WHAT IS REQUIRED >>
Gather all lines in the entries below that include the word "this".

RECORDED DATA >>

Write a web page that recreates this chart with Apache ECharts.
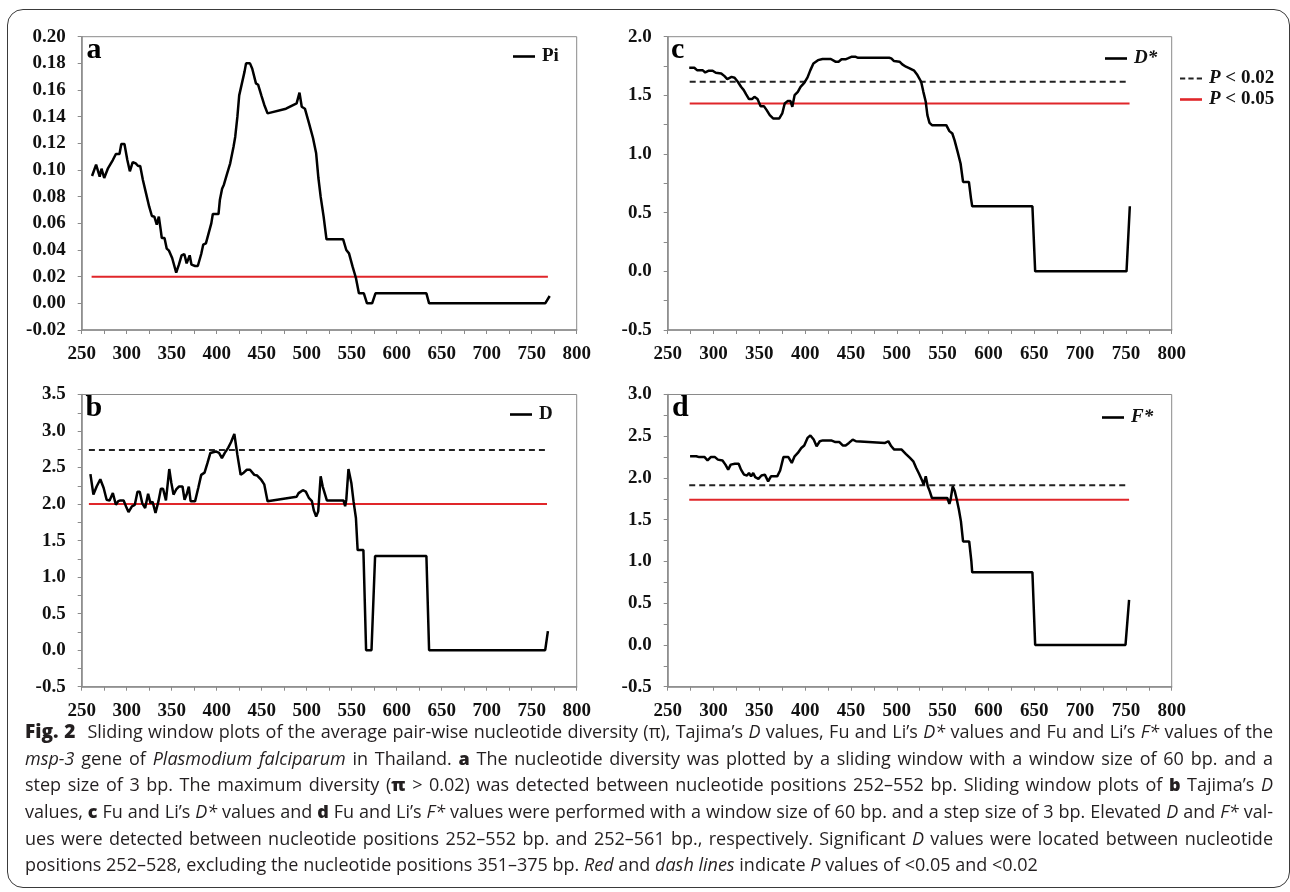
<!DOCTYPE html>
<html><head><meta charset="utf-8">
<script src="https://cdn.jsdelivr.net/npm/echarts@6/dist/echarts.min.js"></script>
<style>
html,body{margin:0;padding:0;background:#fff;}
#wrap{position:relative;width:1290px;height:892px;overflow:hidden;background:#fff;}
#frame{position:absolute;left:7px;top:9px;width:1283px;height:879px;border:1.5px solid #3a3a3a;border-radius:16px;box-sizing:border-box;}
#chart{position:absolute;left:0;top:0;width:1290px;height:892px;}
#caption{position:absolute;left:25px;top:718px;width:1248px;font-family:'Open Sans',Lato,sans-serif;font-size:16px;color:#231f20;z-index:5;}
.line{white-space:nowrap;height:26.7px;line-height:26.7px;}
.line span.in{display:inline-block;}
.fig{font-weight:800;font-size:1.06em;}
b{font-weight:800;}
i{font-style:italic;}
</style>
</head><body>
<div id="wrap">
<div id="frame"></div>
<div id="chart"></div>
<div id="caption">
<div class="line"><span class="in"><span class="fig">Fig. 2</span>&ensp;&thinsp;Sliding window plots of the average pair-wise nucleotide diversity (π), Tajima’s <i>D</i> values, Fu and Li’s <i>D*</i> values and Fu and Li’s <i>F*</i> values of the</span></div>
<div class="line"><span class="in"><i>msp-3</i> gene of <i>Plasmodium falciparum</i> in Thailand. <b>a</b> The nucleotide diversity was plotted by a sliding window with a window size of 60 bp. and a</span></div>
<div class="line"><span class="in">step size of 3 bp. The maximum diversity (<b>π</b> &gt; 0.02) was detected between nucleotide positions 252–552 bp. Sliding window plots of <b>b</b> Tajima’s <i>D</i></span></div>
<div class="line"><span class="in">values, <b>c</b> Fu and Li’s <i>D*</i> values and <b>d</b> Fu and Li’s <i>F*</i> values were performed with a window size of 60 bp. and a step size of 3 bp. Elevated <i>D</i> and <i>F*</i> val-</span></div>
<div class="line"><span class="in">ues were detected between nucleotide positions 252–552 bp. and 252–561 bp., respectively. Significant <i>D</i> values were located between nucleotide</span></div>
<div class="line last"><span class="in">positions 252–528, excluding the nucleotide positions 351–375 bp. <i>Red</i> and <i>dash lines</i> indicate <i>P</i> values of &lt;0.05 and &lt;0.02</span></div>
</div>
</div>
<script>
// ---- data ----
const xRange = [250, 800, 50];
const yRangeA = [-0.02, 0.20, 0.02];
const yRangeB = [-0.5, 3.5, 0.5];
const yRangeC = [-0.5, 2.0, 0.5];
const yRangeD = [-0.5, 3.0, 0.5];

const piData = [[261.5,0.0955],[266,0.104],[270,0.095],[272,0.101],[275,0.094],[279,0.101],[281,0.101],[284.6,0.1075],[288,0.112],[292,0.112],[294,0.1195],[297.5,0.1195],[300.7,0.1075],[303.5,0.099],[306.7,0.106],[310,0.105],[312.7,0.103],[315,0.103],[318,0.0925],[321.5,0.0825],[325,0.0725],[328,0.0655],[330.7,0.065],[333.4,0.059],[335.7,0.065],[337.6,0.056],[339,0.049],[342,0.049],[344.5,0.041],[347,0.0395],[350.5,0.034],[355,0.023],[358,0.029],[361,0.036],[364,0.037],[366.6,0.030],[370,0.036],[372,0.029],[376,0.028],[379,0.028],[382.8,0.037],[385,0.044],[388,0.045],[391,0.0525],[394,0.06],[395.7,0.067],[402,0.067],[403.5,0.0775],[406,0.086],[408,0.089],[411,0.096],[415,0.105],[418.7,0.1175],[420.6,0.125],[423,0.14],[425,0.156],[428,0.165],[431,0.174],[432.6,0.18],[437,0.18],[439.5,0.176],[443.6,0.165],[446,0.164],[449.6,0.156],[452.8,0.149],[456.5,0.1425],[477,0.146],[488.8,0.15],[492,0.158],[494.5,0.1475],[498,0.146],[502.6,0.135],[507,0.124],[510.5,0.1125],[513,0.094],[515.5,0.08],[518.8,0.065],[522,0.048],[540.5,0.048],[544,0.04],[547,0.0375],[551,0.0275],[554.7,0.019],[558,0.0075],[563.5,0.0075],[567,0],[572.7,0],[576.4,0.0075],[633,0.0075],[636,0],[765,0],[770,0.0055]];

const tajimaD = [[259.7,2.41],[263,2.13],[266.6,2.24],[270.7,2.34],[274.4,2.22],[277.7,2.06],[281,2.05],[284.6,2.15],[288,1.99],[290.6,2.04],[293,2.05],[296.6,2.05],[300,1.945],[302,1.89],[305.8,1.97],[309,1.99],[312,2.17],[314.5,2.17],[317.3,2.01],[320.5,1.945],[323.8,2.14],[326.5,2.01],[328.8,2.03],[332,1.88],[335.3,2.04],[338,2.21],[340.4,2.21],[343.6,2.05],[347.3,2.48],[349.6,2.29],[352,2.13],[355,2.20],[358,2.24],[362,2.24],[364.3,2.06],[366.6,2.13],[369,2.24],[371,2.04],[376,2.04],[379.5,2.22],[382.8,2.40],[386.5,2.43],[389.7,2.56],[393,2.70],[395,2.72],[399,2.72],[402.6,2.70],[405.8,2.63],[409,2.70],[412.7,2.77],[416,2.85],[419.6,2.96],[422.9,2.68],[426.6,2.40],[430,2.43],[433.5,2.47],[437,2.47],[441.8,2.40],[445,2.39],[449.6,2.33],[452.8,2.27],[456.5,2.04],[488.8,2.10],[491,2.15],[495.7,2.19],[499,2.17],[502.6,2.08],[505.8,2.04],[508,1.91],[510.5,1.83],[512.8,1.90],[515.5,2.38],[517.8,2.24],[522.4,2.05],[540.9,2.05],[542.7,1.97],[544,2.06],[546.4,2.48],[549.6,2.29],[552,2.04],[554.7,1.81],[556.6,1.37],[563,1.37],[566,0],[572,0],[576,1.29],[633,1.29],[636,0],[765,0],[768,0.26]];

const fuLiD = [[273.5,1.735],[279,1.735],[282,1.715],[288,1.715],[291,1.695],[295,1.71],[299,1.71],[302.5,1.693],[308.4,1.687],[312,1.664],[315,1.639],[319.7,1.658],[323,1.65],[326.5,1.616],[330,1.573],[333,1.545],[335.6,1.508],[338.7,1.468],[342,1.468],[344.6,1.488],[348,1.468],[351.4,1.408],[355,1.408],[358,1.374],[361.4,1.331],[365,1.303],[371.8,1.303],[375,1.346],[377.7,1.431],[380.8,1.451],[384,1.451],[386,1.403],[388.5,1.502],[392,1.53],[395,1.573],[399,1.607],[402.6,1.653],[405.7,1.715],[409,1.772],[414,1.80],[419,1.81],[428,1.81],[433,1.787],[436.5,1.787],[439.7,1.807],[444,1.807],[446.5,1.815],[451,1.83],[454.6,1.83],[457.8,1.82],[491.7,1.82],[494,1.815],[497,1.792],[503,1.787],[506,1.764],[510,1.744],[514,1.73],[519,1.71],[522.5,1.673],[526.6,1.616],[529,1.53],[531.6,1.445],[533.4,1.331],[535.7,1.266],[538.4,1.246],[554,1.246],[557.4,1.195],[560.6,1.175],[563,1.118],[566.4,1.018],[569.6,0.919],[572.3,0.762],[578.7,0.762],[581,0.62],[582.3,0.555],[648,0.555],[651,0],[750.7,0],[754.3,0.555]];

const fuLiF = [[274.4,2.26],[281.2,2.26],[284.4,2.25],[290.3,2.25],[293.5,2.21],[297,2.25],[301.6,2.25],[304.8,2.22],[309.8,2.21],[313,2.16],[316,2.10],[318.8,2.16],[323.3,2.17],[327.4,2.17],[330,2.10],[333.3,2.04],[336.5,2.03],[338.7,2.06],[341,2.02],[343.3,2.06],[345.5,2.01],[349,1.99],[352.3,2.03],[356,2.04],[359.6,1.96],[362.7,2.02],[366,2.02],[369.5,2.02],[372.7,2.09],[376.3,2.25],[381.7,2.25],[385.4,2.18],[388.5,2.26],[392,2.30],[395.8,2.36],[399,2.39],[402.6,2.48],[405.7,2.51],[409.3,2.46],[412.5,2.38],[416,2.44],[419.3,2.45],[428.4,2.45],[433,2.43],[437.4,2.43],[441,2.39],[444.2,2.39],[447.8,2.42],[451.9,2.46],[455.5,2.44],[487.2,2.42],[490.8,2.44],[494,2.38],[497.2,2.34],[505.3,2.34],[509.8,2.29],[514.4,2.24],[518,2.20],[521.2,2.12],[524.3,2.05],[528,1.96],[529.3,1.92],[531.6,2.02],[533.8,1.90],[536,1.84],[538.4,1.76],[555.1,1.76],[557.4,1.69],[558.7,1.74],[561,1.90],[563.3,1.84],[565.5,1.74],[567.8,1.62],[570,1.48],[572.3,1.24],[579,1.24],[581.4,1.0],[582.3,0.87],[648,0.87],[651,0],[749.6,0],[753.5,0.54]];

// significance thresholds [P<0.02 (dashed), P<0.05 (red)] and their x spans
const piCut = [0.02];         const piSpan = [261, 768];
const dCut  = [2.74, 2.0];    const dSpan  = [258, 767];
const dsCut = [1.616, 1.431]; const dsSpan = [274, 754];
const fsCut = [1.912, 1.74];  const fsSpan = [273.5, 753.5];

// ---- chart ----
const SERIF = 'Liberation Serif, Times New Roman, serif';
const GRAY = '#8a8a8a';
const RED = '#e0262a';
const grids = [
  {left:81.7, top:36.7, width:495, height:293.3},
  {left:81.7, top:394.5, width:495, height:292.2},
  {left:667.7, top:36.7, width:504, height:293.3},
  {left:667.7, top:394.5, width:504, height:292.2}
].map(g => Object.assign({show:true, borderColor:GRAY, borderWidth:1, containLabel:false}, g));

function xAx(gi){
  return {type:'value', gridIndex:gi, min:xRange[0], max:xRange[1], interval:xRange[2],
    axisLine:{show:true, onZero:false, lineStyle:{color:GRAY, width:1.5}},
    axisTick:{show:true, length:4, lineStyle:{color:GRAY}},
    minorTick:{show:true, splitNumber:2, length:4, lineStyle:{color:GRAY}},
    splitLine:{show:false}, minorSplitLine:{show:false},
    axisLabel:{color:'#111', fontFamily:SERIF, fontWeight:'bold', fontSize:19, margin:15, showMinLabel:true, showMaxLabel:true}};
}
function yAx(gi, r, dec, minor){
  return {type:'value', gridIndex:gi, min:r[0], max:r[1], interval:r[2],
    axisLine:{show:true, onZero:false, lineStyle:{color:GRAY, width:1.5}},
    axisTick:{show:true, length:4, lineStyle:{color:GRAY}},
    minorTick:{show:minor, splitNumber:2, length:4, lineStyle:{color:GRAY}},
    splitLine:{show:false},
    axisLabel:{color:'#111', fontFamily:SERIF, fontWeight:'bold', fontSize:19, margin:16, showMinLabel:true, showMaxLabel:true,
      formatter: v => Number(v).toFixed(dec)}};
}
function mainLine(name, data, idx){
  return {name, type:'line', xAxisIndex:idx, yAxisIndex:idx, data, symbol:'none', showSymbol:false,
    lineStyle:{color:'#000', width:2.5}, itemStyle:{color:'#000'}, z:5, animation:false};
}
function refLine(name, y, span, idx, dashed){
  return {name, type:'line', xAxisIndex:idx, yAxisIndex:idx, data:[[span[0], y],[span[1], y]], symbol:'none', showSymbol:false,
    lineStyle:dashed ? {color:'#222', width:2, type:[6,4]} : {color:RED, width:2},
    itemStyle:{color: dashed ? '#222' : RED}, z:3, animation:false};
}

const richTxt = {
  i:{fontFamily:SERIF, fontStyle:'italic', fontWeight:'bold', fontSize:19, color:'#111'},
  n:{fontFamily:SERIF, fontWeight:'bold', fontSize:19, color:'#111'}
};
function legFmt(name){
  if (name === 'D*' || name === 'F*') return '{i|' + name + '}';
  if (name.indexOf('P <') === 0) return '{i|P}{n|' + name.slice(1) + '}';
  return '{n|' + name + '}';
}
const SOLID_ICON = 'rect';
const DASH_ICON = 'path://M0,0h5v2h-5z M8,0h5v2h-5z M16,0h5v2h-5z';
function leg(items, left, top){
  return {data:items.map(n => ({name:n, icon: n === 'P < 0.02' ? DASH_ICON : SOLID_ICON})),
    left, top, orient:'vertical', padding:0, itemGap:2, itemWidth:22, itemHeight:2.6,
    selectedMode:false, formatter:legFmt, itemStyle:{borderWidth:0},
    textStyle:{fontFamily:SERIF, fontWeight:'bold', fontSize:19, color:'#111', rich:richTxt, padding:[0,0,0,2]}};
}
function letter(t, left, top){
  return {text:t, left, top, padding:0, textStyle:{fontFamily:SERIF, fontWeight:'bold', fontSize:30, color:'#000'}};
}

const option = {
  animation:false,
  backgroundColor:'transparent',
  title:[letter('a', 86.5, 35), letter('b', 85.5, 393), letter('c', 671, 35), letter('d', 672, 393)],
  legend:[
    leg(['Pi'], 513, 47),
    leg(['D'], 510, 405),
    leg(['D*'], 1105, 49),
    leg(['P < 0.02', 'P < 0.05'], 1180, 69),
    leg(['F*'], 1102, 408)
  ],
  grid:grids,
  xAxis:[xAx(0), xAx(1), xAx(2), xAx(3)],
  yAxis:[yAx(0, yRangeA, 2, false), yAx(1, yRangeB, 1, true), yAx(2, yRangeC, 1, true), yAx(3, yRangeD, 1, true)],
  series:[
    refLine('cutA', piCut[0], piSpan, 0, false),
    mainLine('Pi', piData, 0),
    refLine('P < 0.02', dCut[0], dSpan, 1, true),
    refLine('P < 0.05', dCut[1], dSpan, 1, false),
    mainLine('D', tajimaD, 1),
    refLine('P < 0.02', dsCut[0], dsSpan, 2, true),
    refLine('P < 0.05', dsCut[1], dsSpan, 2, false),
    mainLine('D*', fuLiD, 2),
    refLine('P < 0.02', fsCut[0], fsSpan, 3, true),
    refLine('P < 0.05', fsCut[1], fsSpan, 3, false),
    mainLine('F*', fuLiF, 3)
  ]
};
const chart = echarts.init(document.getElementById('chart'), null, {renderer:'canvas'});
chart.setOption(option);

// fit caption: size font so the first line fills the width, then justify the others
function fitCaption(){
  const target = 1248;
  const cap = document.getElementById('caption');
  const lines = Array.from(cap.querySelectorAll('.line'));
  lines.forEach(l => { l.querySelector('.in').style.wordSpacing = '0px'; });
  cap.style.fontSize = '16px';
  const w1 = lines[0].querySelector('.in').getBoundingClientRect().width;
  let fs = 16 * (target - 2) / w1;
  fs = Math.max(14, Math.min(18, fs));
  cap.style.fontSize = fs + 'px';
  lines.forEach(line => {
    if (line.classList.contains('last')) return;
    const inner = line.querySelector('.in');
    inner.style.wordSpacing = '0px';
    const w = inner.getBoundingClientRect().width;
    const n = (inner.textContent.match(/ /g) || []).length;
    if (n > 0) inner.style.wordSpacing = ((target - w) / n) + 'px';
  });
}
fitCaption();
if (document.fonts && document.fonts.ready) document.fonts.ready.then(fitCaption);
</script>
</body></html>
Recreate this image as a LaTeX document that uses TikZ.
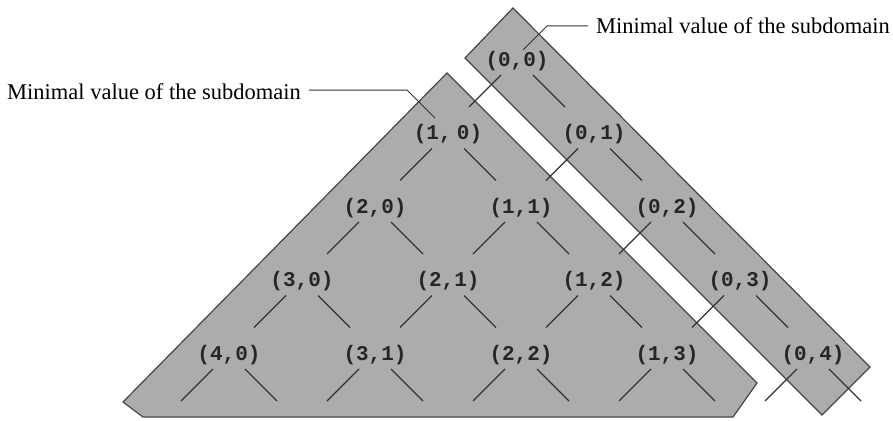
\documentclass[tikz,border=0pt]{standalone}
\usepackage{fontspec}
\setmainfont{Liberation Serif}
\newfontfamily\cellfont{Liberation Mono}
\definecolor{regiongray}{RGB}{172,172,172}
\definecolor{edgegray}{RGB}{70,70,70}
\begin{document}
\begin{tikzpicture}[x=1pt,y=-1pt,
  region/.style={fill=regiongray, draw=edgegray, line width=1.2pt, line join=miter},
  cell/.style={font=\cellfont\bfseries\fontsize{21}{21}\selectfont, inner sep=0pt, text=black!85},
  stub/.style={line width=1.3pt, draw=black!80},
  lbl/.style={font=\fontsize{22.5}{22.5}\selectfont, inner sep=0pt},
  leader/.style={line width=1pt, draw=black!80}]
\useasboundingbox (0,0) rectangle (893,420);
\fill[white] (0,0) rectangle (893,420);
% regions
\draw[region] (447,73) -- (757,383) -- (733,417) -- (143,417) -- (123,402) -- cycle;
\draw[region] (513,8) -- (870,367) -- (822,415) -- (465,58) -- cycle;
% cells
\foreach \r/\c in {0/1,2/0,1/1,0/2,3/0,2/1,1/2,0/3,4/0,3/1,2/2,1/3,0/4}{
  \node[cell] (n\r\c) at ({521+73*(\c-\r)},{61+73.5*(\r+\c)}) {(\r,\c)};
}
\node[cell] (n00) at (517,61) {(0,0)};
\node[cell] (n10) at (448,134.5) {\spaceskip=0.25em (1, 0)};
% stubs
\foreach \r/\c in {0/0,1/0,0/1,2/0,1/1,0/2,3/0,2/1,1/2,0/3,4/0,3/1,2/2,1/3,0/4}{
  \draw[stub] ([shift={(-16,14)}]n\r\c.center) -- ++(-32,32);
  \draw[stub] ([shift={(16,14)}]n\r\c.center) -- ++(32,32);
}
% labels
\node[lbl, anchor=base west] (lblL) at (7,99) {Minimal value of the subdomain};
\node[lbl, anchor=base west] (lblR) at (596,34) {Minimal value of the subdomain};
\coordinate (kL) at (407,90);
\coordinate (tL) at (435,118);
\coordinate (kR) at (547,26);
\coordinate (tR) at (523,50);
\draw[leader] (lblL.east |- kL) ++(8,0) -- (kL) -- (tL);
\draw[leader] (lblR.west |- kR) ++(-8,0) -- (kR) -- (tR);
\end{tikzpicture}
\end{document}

TASK RESPONSE >>
Write a web page that recreates this chart with Apache ECharts.
Recreate this image as a LaTeX document that uses TikZ.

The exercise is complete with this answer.